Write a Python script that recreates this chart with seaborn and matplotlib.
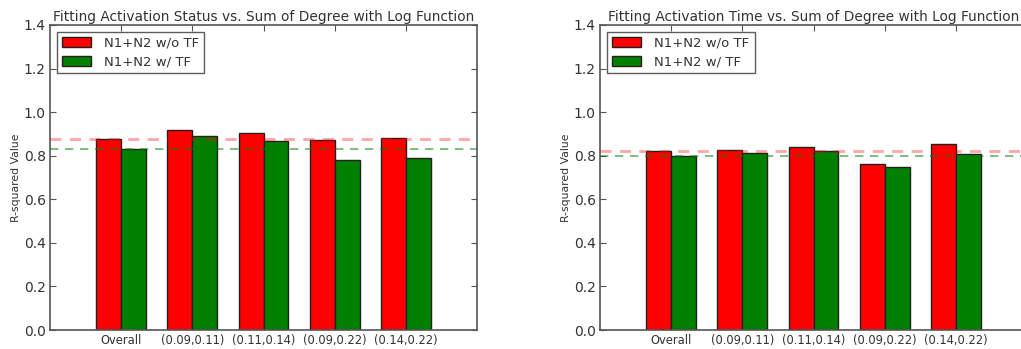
import matplotlib
matplotlib.use("Agg")
import matplotlib.pyplot as plt
import seaborn as sns
import pandas as pd

# Degree-sum bins and model variants
categories = ["Overall", "(0.09,0.11)", "(0.11,0.14)", "(0.09,0.22)", "(0.14,0.22)"]
series_names = ["N1+N2 w/o TF", "N1+N2 w/ TF"]

# R-squared values, activation status fit
status_wo_tf = [0.879, 0.918, 0.906, 0.872, 0.883]
status_w_tf = [0.830, 0.892, 0.869, 0.779, 0.789]

# R-squared values, activation time fit
time_wo_tf = [0.820, 0.826, 0.838, 0.762, 0.854]
time_w_tf = [0.798, 0.813, 0.820, 0.748, 0.809]

yticks = [0.0, 0.2, 0.4, 0.6, 0.8, 1.0, 1.2, 1.4]

titles = [
    "Fitting Activation Status vs. Sum of Degree with Log Function",
    "Fitting Activation Time vs. Sum of Degree with Log Function",
]

sns.set_style("ticks")
plt.rcParams["font.family"] = ["DejaVu Sans"]

RED = "#ff0000"
GREEN = "#008000"


def long_frame(wo, w):
    rows = []
    for cat, v in zip(categories, wo):
        rows.append({"bin": cat, "model": series_names[0], "r2": v})
    for cat, v in zip(categories, w):
        rows.append({"bin": cat, "model": series_names[1], "r2": v})
    return pd.DataFrame(rows)


fig = plt.figure(figsize=(10.21, 3.49), dpi=100)
W, H = 1021, 349
ax_specs = [(50, 25, 427, 305), (600, 25, 427, 305)]
data = [(status_wo_tf, status_w_tf), (time_wo_tf, time_w_tf)]

for (x0, y0, w, h), (wo, wt), title in zip(ax_specs, data, titles):
    ax = fig.add_axes([x0 / W, (H - y0 - h) / H, w / W, h / H])
    df = long_frame(wo, wt)
    sns.barplot(
        data=df, x="bin", y="r2", hue="model", order=categories,
        hue_order=series_names, palette=[RED, GREEN], saturation=1,
        width=0.7, errorbar=None, edgecolor="#222222", linewidth=1.0,
        ax=ax,
    )
    ax.axhline(wo[0], color=RED, alpha=0.35, lw=2.0, ls=(0, (4, 3)), zorder=3)
    ax.axhline(wt[0], color=GREEN, alpha=0.6, lw=1.2, ls=(0, (5, 4)), zorder=3)

    ax.set_xlim(-1.0, 5.0)
    ax.set_ylim(0, 1.4)
    ax.set_yticks(yticks)
    ax.set_yticklabels([f"{t:.1f}" for t in yticks], fontsize=10, color="#333333")
    ax.set_xticks(range(len(categories)))
    ax.set_xticklabels(categories, fontsize=8.3, color="#333333")
    ax.set_xlabel("")
    ax.set_ylabel("R-squared Value", fontsize=7.8, color="#333333", labelpad=2)
    ax.set_title(title, fontsize=9.9, color="#333333", pad=3)
    ax.tick_params(direction="in", length=4, width=0.8, top=True, right=True,
                   color="#555555", pad=3)
    for s in ax.spines.values():
        s.set_visible(True)
        s.set_color("#555555")
        s.set_linewidth(1.2)

    ax.get_legend().remove()
    handles = [
        matplotlib.patches.Patch(facecolor=RED, edgecolor="#222222", label=series_names[0]),
        matplotlib.patches.Patch(facecolor=GREEN, edgecolor="#222222", label=series_names[1]),
    ]
    leg = ax.legend(handles=handles, loc="upper left", fancybox=False,
                    fontsize=9.5, handlelength=2.2, handleheight=0.8,
                    borderpad=0.4, labelspacing=0.4, handletextpad=1.0,
                    borderaxespad=0.5)
    leg.get_frame().set_edgecolor("#333333")
    leg.get_frame().set_linewidth(1.0)
    for t in leg.get_texts():
        t.set_color("#333333")

fig.savefig("out.png", dpi=100)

**Written instruction**
Leaving the pictures aside, transcribe the entire listing exactly.

**In response**
Write a Python script that recreates this chart with seaborn and matplotlib.
import matplotlib
matplotlib.use("Agg")
import matplotlib.pyplot as plt
import seaborn as sns
import pandas as pd

# Degree-sum bins and model variants
categories = ["Overall", "(0.09,0.11)", "(0.11,0.14)", "(0.09,0.22)", "(0.14,0.22)"]
series_names = ["N1+N2 w/o TF", "N1+N2 w/ TF"]

# R-squared values, activation status fit
status_wo_tf = [0.879, 0.918, 0.906, 0.872, 0.883]
status_w_tf = [0.830, 0.892, 0.869, 0.779, 0.789]

# R-squared values, activation time fit
time_wo_tf = [0.820, 0.826, 0.838, 0.762, 0.854]
time_w_tf = [0.798, 0.813, 0.820, 0.748, 0.809]

yticks = [0.0, 0.2, 0.4, 0.6, 0.8, 1.0, 1.2, 1.4]

titles = [
    "Fitting Activation Status vs. Sum of Degree with Log Function",
    "Fitting Activation Time vs. Sum of Degree with Log Function",
]

sns.set_style("ticks")
plt.rcParams["font.family"] = ["DejaVu Sans"]

RED = "#ff0000"
GREEN = "#008000"


def long_frame(wo, w):
    rows = []
    for cat, v in zip(categories, wo):
        rows.append({"bin": cat, "model": series_names[0], "r2": v})
    for cat, v in zip(categories, w):
        rows.append({"bin": cat, "model": series_names[1], "r2": v})
    return pd.DataFrame(rows)


fig = plt.figure(figsize=(10.21, 3.49), dpi=100)
W, H = 1021, 349
ax_specs = [(50, 25, 427, 305), (600, 25, 427, 305)]
data = [(status_wo_tf, status_w_tf), (time_wo_tf, time_w_tf)]

for (x0, y0, w, h), (wo, wt), title in zip(ax_specs, data, titles):
    ax = fig.add_axes([x0 / W, (H - y0 - h) / H, w / W, h / H])
    df = long_frame(wo, wt)
    sns.barplot(
        data=df, x="bin", y="r2", hue="model", order=categories,
        hue_order=series_names, palette=[RED, GREEN], saturation=1,
        width=0.7, errorbar=None, edgecolor="#222222", linewidth=1.0,
        ax=ax,
    )
    ax.axhline(wo[0], color=RED, alpha=0.35, lw=2.0, ls=(0, (4, 3)), zorder=3)
    ax.axhline(wt[0], color=GREEN, alpha=0.6, lw=1.2, ls=(0, (5, 4)), zorder=3)

    ax.set_xlim(-1.0, 5.0)
    ax.set_ylim(0, 1.4)
    ax.set_yticks(yticks)
    ax.set_yticklabels([f"{t:.1f}" for t in yticks], fontsize=10, color="#333333")
    ax.set_xticks(range(len(categories)))
    ax.set_xticklabels(categories, fontsize=8.3, color="#333333")
    ax.set_xlabel("")
    ax.set_ylabel("R-squared Value", fontsize=7.8, color="#333333", labelpad=2)
    ax.set_title(title, fontsize=9.9, color="#333333", pad=3)
    ax.tick_params(direction="in", length=4, width=0.8, top=True, right=True,
                   color="#555555", pad=3)
    for s in ax.spines.values():
        s.set_visible(True)
        s.set_color("#555555")
        s.set_linewidth(1.2)

    ax.get_legend().remove()
    handles = [
        matplotlib.patches.Patch(facecolor=RED, edgecolor="#222222", label=series_names[0]),
        matplotlib.patches.Patch(facecolor=GREEN, edgecolor="#222222", label=series_names[1]),
    ]
    leg = ax.legend(handles=handles, loc="upper left", fancybox=False,
                    fontsize=9.5, handlelength=2.2, handleheight=0.8,
                    borderpad=0.4, labelspacing=0.4, handletextpad=1.0,
                    borderaxespad=0.5)
    leg.get_frame().set_edgecolor("#333333")
    leg.get_frame().set_linewidth(1.0)
    for t in leg.get_texts():
        t.set_color("#333333")

fig.savefig("out.png", dpi=100)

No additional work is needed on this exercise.